Professors at universities throughout the Arab world are organizing protests and petition drives to show their opposition to the U.S. invasion of Iraq. Some academics in the region fear that this may cause a long-term estrangement between intellectuals in the Middle East and America.
Scholars warn that one of the unintended consequences of the war may be a long-lasting backlash against the United States by a generation of talented Arab students whose academic goal would normally be to pursue higher education in America. Many worry that American politics will cause students to be suspicious of Western instruction.
University of Nebraska associate history professor Moshe Gershovich said that the people who live in the Middle East and are familiar with its society feel very “ambivalent” about what’s happening in Iraq, especially in the region’s universities. He believes that there is a broader basis to their concerns.
“I don’t think the problem is so much that the Arab people do not want to come to the West,” Gershovich said. “My impression is that many students in Arab countries want to come to America to study, but the problem is after Sept. 11, 2001, there is quite an open policy of profiling these kind of students coming from the Arab world, and in many cases, rejecting them and giving them special treatment — not in a positive sense.”
Gershovich added that Arabs feel that there is insufficient sensitivity from the West to that aspect. He agrees that many people in the Middle East are very suspicious of, if not expressing outright hostility to, American intentions in the region.
University of Wisconsin sociology professor Joseph Elder has a different outlook on the relationship between Arab and American academe. He said Muslim academics view American intellectuals as “significant friends” and wish that there were more of them to educate people about Muslim and Arab culture.

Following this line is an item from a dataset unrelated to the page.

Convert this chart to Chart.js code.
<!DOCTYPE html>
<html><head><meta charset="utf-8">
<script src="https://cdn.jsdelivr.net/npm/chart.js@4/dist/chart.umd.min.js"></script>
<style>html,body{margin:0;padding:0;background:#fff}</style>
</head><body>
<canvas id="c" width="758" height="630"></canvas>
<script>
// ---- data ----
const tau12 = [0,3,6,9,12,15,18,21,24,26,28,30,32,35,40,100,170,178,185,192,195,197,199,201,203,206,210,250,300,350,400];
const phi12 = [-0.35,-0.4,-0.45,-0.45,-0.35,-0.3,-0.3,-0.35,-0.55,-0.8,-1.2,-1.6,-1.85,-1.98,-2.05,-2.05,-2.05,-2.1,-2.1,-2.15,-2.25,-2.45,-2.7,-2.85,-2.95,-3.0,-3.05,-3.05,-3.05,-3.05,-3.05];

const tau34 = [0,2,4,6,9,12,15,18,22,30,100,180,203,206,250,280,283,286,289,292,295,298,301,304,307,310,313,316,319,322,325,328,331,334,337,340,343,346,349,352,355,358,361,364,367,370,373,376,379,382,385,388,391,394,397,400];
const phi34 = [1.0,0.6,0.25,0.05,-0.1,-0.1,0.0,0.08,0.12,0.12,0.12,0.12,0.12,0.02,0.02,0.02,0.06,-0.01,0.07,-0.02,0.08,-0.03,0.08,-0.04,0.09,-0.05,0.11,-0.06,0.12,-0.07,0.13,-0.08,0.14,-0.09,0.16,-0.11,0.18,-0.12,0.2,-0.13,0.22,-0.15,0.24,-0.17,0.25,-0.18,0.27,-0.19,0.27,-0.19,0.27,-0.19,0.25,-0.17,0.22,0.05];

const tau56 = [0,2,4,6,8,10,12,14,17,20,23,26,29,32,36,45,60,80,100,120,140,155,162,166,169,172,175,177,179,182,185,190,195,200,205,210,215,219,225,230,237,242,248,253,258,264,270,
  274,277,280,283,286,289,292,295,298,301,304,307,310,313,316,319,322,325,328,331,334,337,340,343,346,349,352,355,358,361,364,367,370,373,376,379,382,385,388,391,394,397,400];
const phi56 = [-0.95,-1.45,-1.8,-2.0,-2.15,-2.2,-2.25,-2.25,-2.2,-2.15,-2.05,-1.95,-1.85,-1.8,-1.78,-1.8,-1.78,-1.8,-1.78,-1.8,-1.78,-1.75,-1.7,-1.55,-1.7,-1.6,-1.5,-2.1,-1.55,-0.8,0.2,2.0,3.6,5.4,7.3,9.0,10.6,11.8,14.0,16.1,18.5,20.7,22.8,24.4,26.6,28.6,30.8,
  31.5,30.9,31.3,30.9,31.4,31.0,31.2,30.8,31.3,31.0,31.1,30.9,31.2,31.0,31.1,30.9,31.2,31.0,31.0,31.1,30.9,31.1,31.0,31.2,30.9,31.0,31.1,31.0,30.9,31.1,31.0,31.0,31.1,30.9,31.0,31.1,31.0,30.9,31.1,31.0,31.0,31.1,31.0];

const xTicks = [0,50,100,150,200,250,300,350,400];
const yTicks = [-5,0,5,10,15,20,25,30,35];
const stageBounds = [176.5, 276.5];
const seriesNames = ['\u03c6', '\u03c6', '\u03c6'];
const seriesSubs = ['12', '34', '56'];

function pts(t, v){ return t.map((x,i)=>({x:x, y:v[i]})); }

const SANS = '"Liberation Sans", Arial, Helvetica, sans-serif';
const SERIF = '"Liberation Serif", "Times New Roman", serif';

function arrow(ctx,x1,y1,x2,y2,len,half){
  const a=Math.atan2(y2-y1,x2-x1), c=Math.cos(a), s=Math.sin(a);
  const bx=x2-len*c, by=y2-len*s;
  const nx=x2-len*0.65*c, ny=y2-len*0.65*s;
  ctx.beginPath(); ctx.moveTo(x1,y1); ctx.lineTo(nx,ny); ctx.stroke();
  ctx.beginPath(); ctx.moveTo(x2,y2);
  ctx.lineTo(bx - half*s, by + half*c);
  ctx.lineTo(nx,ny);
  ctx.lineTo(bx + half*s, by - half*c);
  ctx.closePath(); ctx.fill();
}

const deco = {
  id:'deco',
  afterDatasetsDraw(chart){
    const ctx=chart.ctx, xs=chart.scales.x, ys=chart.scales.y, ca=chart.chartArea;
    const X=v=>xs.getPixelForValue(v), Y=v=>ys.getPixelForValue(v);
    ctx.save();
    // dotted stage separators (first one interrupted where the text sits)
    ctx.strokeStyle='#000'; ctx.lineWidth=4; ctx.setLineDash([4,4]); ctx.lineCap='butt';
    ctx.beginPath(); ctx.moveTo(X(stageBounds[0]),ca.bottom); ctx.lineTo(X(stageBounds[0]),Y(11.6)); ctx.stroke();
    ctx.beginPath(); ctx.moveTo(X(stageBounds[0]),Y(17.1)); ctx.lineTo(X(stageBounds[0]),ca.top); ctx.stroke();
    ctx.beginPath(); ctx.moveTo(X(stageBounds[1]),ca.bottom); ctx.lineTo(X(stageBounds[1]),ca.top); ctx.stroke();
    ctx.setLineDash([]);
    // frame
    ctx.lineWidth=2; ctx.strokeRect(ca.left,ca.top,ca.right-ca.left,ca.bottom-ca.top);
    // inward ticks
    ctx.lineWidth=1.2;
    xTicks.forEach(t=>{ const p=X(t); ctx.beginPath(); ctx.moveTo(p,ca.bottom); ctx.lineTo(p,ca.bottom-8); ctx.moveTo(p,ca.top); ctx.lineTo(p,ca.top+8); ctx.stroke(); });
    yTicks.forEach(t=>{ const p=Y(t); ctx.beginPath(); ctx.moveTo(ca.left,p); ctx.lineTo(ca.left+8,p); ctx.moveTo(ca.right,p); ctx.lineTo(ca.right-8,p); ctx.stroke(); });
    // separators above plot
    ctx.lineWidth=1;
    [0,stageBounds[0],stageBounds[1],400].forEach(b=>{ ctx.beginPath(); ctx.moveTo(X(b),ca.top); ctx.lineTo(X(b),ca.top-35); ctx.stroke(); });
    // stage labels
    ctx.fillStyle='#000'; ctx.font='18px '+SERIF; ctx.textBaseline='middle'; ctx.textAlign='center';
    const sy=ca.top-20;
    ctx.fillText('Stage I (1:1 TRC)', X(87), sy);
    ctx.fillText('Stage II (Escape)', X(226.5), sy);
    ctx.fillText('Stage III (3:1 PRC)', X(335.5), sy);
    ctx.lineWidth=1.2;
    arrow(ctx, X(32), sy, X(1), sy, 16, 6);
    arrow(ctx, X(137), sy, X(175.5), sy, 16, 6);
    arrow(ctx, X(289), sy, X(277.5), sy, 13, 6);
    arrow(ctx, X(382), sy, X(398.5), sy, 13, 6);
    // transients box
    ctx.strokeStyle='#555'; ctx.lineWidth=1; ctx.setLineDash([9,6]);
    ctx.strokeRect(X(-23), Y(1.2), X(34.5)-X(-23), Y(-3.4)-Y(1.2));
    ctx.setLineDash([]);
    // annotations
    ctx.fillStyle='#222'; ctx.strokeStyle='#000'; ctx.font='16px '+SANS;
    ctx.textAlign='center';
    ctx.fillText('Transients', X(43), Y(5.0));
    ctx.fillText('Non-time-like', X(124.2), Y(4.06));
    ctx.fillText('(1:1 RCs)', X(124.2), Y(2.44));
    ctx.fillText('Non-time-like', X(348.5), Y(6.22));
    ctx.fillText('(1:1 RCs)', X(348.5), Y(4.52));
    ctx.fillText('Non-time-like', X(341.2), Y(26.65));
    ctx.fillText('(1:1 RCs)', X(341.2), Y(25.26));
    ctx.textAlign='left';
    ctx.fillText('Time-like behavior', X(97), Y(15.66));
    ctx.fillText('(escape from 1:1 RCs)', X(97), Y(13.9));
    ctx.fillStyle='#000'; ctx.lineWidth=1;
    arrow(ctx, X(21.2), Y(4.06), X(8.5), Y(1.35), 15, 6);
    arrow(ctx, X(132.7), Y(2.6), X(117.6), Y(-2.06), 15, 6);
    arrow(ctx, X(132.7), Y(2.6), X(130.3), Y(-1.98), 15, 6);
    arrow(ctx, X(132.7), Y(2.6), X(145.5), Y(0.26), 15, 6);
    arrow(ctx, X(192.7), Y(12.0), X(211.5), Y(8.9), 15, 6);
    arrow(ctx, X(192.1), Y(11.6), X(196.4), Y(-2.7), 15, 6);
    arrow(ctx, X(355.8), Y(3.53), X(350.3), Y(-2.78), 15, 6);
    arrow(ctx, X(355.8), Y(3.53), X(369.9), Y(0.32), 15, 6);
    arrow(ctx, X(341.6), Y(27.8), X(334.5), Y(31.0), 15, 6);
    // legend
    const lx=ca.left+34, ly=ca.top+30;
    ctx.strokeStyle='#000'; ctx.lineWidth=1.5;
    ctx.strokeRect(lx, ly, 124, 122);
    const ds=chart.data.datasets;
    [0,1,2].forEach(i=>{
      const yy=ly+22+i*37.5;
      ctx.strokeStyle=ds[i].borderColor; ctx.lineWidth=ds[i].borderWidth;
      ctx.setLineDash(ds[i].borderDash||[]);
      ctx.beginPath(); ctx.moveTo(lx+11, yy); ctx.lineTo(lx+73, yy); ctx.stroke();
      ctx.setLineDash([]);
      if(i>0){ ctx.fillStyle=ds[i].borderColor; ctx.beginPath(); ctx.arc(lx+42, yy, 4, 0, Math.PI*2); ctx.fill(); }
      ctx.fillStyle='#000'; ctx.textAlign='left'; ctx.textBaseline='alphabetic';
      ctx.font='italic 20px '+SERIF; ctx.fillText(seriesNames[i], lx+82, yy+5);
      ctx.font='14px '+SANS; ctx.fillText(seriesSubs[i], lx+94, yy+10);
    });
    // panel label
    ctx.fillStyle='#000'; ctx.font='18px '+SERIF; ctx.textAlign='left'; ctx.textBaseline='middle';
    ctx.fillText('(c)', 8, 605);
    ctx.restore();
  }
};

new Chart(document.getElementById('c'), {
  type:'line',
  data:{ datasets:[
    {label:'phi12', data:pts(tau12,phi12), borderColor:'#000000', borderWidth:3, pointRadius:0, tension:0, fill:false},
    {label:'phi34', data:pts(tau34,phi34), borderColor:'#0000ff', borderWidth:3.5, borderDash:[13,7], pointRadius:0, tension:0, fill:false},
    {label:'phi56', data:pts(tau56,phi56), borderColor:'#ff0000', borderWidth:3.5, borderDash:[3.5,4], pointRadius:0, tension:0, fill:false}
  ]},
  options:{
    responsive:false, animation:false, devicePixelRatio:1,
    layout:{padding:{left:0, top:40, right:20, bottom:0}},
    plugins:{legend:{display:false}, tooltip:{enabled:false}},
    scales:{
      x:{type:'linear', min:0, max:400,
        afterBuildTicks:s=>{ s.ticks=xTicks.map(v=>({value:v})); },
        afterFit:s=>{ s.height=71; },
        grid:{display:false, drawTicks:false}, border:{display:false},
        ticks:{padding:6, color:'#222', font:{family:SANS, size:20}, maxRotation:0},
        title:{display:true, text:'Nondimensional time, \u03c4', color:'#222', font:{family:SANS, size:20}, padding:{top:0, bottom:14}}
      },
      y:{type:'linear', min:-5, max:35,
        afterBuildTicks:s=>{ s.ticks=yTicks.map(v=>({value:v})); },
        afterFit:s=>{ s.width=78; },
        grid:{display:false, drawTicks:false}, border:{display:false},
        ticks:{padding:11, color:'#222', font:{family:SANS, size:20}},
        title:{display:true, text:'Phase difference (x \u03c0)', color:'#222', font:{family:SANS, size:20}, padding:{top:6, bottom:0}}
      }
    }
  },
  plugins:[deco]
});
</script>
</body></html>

“I think from the point of view of much of the Muslim world, they have been extraordinarily grateful to American faculty members here for being often their best presenters,” Elder said.
Elder added that the solutions to working together in order to make an impact are to institute more education and more protests.

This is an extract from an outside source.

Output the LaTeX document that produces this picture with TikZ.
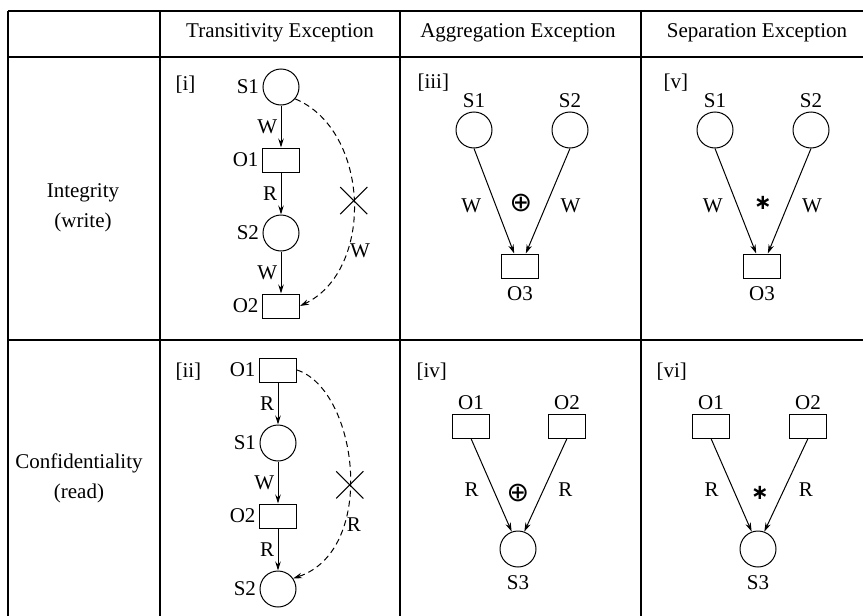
\documentclass[tikz,border=0pt]{standalone}
\usepackage{fontspec}
\setmainfont{Liberation Serif}
\newfontfamily\symfont{DejaVu Sans}
\usetikzlibrary{arrows.meta,positioning,shapes.misc}
\tikzset{
  >=Stealth,
  every node/.append style={font=\fontsize{21}{30}\selectfont},
}
\tikzset{
  subj/.style={circle, draw, minimum size=36pt, inner sep=0pt, line width=1pt},
  obj/.style={rectangle, draw, minimum width=37pt, minimum height=24pt, inner sep=0pt, line width=1pt},
  flow/.style={-{Stealth[length=9pt,width=5.5pt]}, line width=1pt},
  illegal/.style={flow, dash pattern=on 6pt off 4pt},
  crossmark/.style={cross out, draw, solid, minimum size=26pt, inner sep=0pt, line width=1.1pt},
  gridline/.style={line width=1.4pt},
  tag/.style={anchor=west},
  rowhead/.style={align=center},
  opsum/.style={font=\symfont\fontsize{27}{30}\selectfont},
  opsep/.style={font=\symfont\bfseries\fontsize{21}{24}\selectfont}
}

\begin{document}
\begin{tikzpicture}[x=1pt, y=1pt, node distance=42pt]
\useasboundingbox (0,0) rectangle (863,-616);

% table grid
\draw[gridline] (8,-11) -- (863,-11);
\draw[gridline] (8,-57) -- (863,-57);
\draw[gridline] (8,-340) -- (863,-340);
\foreach \x in {8,160,400,641}
  \draw[gridline] (\x,-11) -- (\x,-616);

% column and row heads
\node (htrans) at (280,-33) {Transitivity Exception};
\node (hagg) at (518,-33) {Aggregation Exception};
\node (hsep) at (757,-33) {Separation Exception};
\node[rowhead] (hint) at (83,-208) {Integrity\\(write)};
\node[rowhead] (hconf) at (79,-478) {Confidentiality\\(read)};

% [i] transitivity, write
\node[tag] (ti) at (172,-85) {[i]};
\node[subj, label=left:S1] (s1i) at (281,-87) {};
\node[obj, label=left:O1, below=of s1i] (o1i) {};
\node[subj, label=left:S2, below=of o1i] (s2i) {};
\node[obj, label=left:O2, below=of s2i] (o2i) {};
\draw[flow] (s1i) -- node[left] (wi1) {W} (o1i);
\draw[flow] (o1i) -- node[left] (ri1) {R} (s2i);
\draw[flow] (s2i) -- node[left] (wi2) {W} (o2i);
\draw[illegal] (s1i.-40) .. controls (370,-130) and (375,-270) .. (o2i.east)
  node[crossmark, pos=0.5] (xi) {}
  node[pos=0.7, right] (wi3) {W};

% [ii] transitivity, read
\node[tag] (tii) at (172,-372) {[ii]};
\node[obj, label=left:O1] (o1ii) at (278,-370) {};
\node[subj, label=left:S1, below=of o1ii] (s1ii) {};
\node[obj, label=left:O2, below=of s1ii] (o2ii) {};
\node[subj, label=left:S2, below=of o2ii] (s2ii) {};
\draw[flow] (o1ii) -- node[left] (rii1) {R} (s1ii);
\draw[flow] (s1ii) -- node[left] (wii1) {W} (o2ii);
\draw[flow] (o2ii) -- node[left] (rii2) {R} (s2ii);
\draw[illegal] (o1ii.east) .. controls (358,-390) and (378,-550) .. (s2ii.35)
  node[crossmark, pos=0.55] (xii) {}
  node[pos=0.7, right] (rii3) {R};

% [iii] aggregation, write
\node[tag] (tiii) at (414,-83) {[iii]};
\node[subj, label=above:S1] (s1iii) at (474,-130) {};
\node[subj, label=above:S2] (s2iii) at (570,-130) {};
\node[obj, label={[label distance=5pt]below:O3}] (o3iii) at (520,-266) {};
\draw[flow] (s1iii.south) -- (o3iii.115) node[pos=0.55, left=11pt] (wiii1) {W};
\draw[flow] (s2iii.south) -- (o3iii.65) node[pos=0.55, right=11pt] (wiii2) {W};
\node[opsum] (opiii) at (521,-203) {⊕};

% [iv] aggregation, read
\node[tag] (tiv) at (413,-372) {[iv]};
\node[obj, label=above:O1] (o1iv) at (471,-426) {};
\node[obj, label=above:O2] (o2iv) at (567,-426) {};
\node[subj, label={[label distance=5pt]below:S3}] (s3iv) at (518,-549) {};
\draw[flow] (o1iv.south) -- (s3iv.110) node[pos=0.55, left=11pt] (riv1) {R};
\draw[flow] (o2iv.south) -- (s3iv.70) node[pos=0.55, right=11pt] (riv2) {R};
\node[opsum] (opiv) at (518,-493) {⊕};

% [v] separation, write
\node[tag] (tv) at (660,-83) {[v]};
\node[subj, label=above:S1] (s1v) at (715,-130) {};
\node[subj, label=above:S2] (s2v) at (811,-130) {};
\node[obj, label={[label distance=5pt]below:O3}] (o3v) at (762,-266) {};
\draw[flow] (s1v.south) -- (o3v.115) node[pos=0.55, left=11pt] (wv1) {W};
\draw[flow] (s2v.south) -- (o3v.65) node[pos=0.55, right=11pt] (wv2) {W};
\node[opsep] (opv) at (763,-203) {∗};

% [vi] separation, read
\node[tag] (tvi) at (653,-372) {[vi]};
\node[obj, label=above:O1] (o1vi) at (711,-426) {};
\node[obj, label=above:O2] (o2vi) at (808,-426) {};
\node[subj, label={[label distance=5pt]below:S3}] (s3vi) at (758,-549) {};
\draw[flow] (o1vi.south) -- (s3vi.110) node[pos=0.55, left=11pt] (rvi1) {R};
\draw[flow] (o2vi.south) -- (s3vi.70) node[pos=0.55, right=11pt] (rvi2) {R};
\node[opsep] (opvi) at (760,-493) {∗};

\end{tikzpicture}
\end{document}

“It is very important to see how large and how widespread and continuous these protests have been,” Elder said. “And in terms of long-range settlements of relations in complex parts of the world, it is very important for people to recognize what world opinion is.”

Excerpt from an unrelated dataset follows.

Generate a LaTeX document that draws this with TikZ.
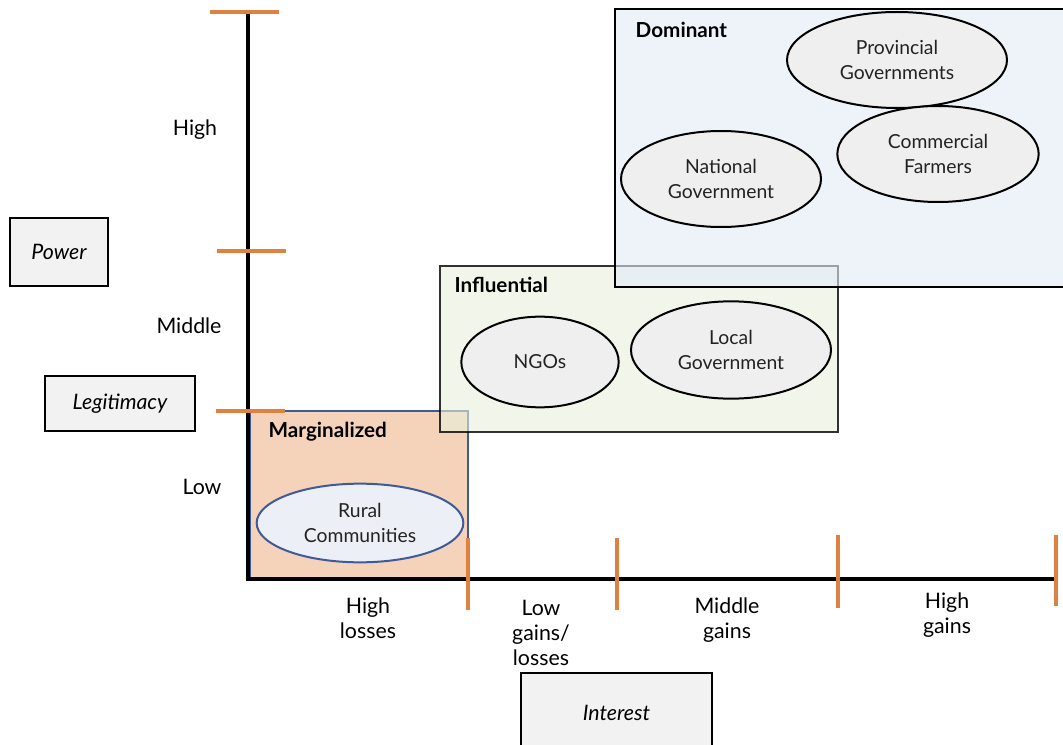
\documentclass[tikz,border=0pt]{standalone}
\usepackage{fontspec}
\setmainfont{Lato}
\usetikzlibrary{shapes.geometric}
\definecolor{tickor}{HTML}{E0823F}
\definecolor{domfill}{HTML}{E3EBF7}
\definecolor{inffill}{HTML}{E9F0DC}
\definecolor{marfill}{HTML}{F5D3BA}
\definecolor{ellfill}{HTML}{EFEFEF}
\definecolor{rurfill}{HTML}{ECEFF5}
\definecolor{rurline}{HTML}{3F5A9A}
\definecolor{txt}{HTML}{222222}
\tikzset{
  ell/.style={ellipse, draw=black, line width=1.5pt, fill=ellfill, inner sep=0pt, align=center,
    text=txt, font=\fontsize{14.5}{18.5}\selectfont},
  axislbl/.style={font=\fontsize{16}{18.5}\selectfont, align=center, text=black},
  grplbl/.style={font=\fontsize{15.5}{18}\selectfont\bfseries, anchor=west, text=black},
  keybox/.style={draw=black, line width=1.5pt, fill=black!5, font=\fontsize{16}{18}\selectfont\itshape, inner sep=0pt},
  axisline/.style={line width=3pt, black},
  tick/.style={line width=2.3pt, tickor},
}
\begin{document}
\begin{tikzpicture}[x=0.75pt, y=-0.75pt]
\useasboundingbox (0,0) rectangle (1063,745);
\clip (0,0) rectangle (1063,745);
% group boxes
\path[fill=marfill, draw=rurline, line width=1pt] (250,411) rectangle (468,578);
\path[fill=inffill, fill opacity=0.6, draw=black, draw opacity=0.8, line width=1.5pt] (440,266) rectangle (838,432);
\path[fill=domfill, fill opacity=0.6, draw=black, line width=1.5pt] (615,9) rectangle (1075,287);
\node[grplbl] (dom) at (631,30) {Dominant};
\node[grplbl] (inf) at (450,285) {Influential};
\node[grplbl] (mar) at (264,432) {Marginalized};
% ellipses
\node[ell, minimum width=165pt, minimum height=72pt] (prov) at (897,60) {Provincial\\Governments};
\node[ell, minimum width=151pt, minimum height=72pt] (comm) at (938,154) {Commercial\\Farmers};
\node[ell, minimum width=150pt, minimum height=72pt] (nat) at (721,179) {National\\Government};
\node[ell, minimum width=118pt, minimum height=68pt] (ngo) at (540,362) {NGOs};
\node[ell, minimum width=150pt, minimum height=73pt] (loc) at (731,350) {Local\\Government};
\node[ell, draw=rurline, fill=rurfill, minimum width=155pt, minimum height=59pt] (rur) at (360,523) {Rural\\Communities};
% axes
\coordinate (ytop) at (248,12);
\coordinate (orig) at (248,579);
\coordinate (xend) at (1058,579);
\draw[axisline] (ytop) -- (orig) -- (xend);
% y ticks
\coordinate (ya1) at (210,12); \coordinate (yb1) at (279,12);
\coordinate (ya2) at (217,251); \coordinate (yb2) at (286,251);
\coordinate (ya3) at (216,411); \coordinate (yb3) at (285,411);
\draw[tick] (ya1) -- (yb1);
\draw[tick] (ya2) -- (yb2);
\draw[tick] (ya3) -- (yb3);
% x ticks
\coordinate (xa1) at (468,538); \coordinate (xb1) at (468,610);
\coordinate (xa2) at (617,538); \coordinate (xb2) at (617,610);
\coordinate (xa3) at (838,535); \coordinate (xb3) at (838,608);
\coordinate (xa4) at (1056,535); \coordinate (xb4) at (1056,606);
\draw[tick] (xa1) -- (xb1);
\draw[tick] (xa2) -- (xb2);
\draw[tick] (xa3) -- (xb3);
\draw[tick] (xa4) -- (xb4);
% axis labels
\node[axislbl] (yhigh) at (195,130) {High};
\node[axislbl] (ymid) at (189,326) {Middle};
\node[axislbl] (ylow) at (202,487) {Low};
\node[axislbl] (xhl) at (368,618) {High\\losses};
\node[axislbl] (xlg) at (541,633) {Low\\gains/\\losses};
\node[axislbl] (xmg) at (727,620) {Middle\\gains};
\node[axislbl] (xhg) at (947,615) {High\\gains};
% key boxes
\node[keybox, minimum width=73.5pt, minimum height=51pt] (power) at (59,252) {Power};
\node[keybox, minimum width=112.5pt, minimum height=41pt] (legit) at (120,403.5) {Legitimacy};
\node[keybox, minimum width=143pt, minimum height=60pt] (inter) at (616.5,713) {Interest};
\end{tikzpicture}
\end{document}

Demonstrations in the region continue to gain support from students at various universities. In Amman, Jordan, government police recently locked more than 20,000 demonstrators into the main campus of the University of Jordan. In Khartoum, Sudan, at least one student and a professor were killed when police officers broke up a march headed for the American embassy. In Yemen, students and authorities clashed violently at Sanaa University in the wake of the invasion of Iraq.
“If there’s going to be a continuing notion that [the war] is imperialism, you will continue to see great hostility among intellectuals and refusal to cooperate,” Gershovich said.
Some administrators and faculty members remain cautious. They have said that they do not want to appear as though they are trying to speak on behalf of the university and thereby misrepresent the views of the institution.